Ralph Keuning (born 20 December 1961) is a Dutch art historian. He has been director of Museum de Fundatie in Zwolle since 2007. He resigned with immediate effect in June 2022.

== Career ==
Keuning studied art history at the University of Utrecht, focusing on the German Dadaist John Heartfield. Keuning served as an assistant at the Neue Nationalgalerie (New National Gallery) and the Print Room in Berlin (1990-1992). After that he worked at the Kröller-Müller Museum. He then moved to Lelystad to become the first director of the Nieuw Land Erfgoedcentrum (New Land Heritage Centre) in 2004.

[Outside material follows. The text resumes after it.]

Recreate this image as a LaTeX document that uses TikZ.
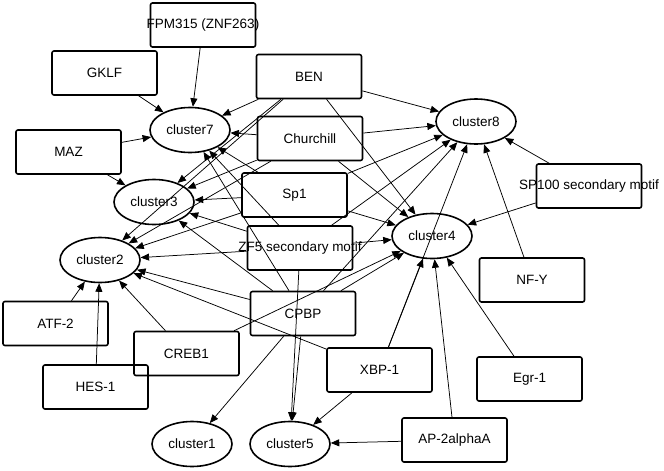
\documentclass[tikz,border=0pt]{standalone}
\usepackage{fontspec}
\setmainfont{Liberation Sans}
\usetikzlibrary{arrows.meta,shapes.geometric}
\begin{document}
\begin{tikzpicture}[x=1pt,y=-1pt,
  tf/.style={draw=black,line width=1.6pt,rounded corners=2pt,minimum width=105pt,minimum height=44pt,inner sep=0pt,font=\fontsize{13.5}{15}\selectfont},
  cl/.style={draw=black,line width=1.6pt,ellipse,minimum width=80pt,minimum height=45pt,inner sep=0pt,font=\fontsize{13.5}{15}\selectfont},
  arr/.style={-{Triangle[length=8.5pt,width=7pt]},line width=0.75pt,draw=black}]
\useasboundingbox (0,0) rectangle (664,471);
% transcription factors
\node[tf] (ppm) at (203,25) {\makebox[0pt]{FPM315 (ZNF263)}};
\node[tf] (gklf) at (104.5,73) {GKLF};
\node[tf] (ben) at (309,76.5) {BEN};
\node[tf] (maz) at (68.5,152) {MAZ};
\node[tf] (church) at (310,138.5) {Churchill};
\node[tf] (sp1) at (294.5,195) {Sp1};
\node[tf] (zf5) at (300,248) {\makebox[0pt]{ZF5 secondary motif}};
\node[tf] (cpbp) at (303,313.5) {CPBP};
\node[tf] (xbp) at (379.5,370) {XBP-1};
\node[tf] (ap2) at (454.5,440) {AP-2alphaA};
\node[tf] (egr) at (529.5,379) {Egr-1};
\node[tf] (nfy) at (532,280) {NF-Y};
\node[tf] (sp100) at (589,186) {\makebox[0pt]{SP100 secondary motif}};
\node[tf] (atf) at (55.5,323.5) {ATF-2};
\node[tf] (creb) at (186.5,353.5) {CREB1};
\node[tf] (hes) at (95.5,387) {HES-1};
% clusters
\node[cl] (c7) at (190,130) {cluster7};
\node[cl] (c3) at (154,202) {cluster3};
\node[cl] (c2) at (100,260) {cluster2};
\node[cl] (c8) at (476,121.5) {cluster8};
\node[cl] (c4) at (432,236) {cluster4};
\node[cl] (c1) at (192,444) {cluster1};
\node[cl] (c5) at (290,444) {cluster5};
% edges
\foreach \s in {gklf,ppm,ben,maz,church,sp1,zf5,cpbp} \draw[arr] (\s) -- (c7);
\foreach \s in {maz,ben,church,sp1,zf5,cpbp} \draw[arr] (\s) -- (c3);
\foreach \s in {ben,church,sp1,zf5,cpbp,xbp,atf,hes,creb} \draw[arr] (\s) -- (c2);
\foreach \s in {ben,church,sp1,zf5,cpbp,xbp,nfy,sp100} \draw[arr] (\s) -- (c8);
\foreach \s in {ben,church,sp1,zf5,cpbp,creb,xbp,ap2,egr,sp100} \draw[arr] (\s) -- (c4);
\draw[arr] (cpbp) -- (c1);
\foreach \s in {zf5,cpbp,xbp,ap2} \draw[arr] (\s) -- (c5);
\end{tikzpicture}
\end{document}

Keuning became director of Museum de Fundatie in Zwolle, of which Kasteel het Nijenhuis in Wijhe/Heino forms part, in 2007. Under his management, the museum's extension was realised. It was designed by Hubert-Jan Henket, and opened by Princess Beatrix on 31 May 2013. Keuning expanded the collection with works by among others Jan Fabre, Marc Chagall, John Heartfield, Neo Rauch, Karel Appel and a series of works by Jan Cremer, including ‘La Guerre Japonaise’. In 2010 he presented the discovery of a painting by Vincent van Gogh, the 'Le Blute fin' mill, after it was researched and authenticated by the Van Gogh Museum. A still life from the De Fundatie collection was attributed to Jan Lievens in 2014, in cooperation with the Rijksmuseum in Amsterdam.

== Publications ==
Keuning has published on several artists, including John Heartfield, George Grosz, Marte Röling and Jan Cremer.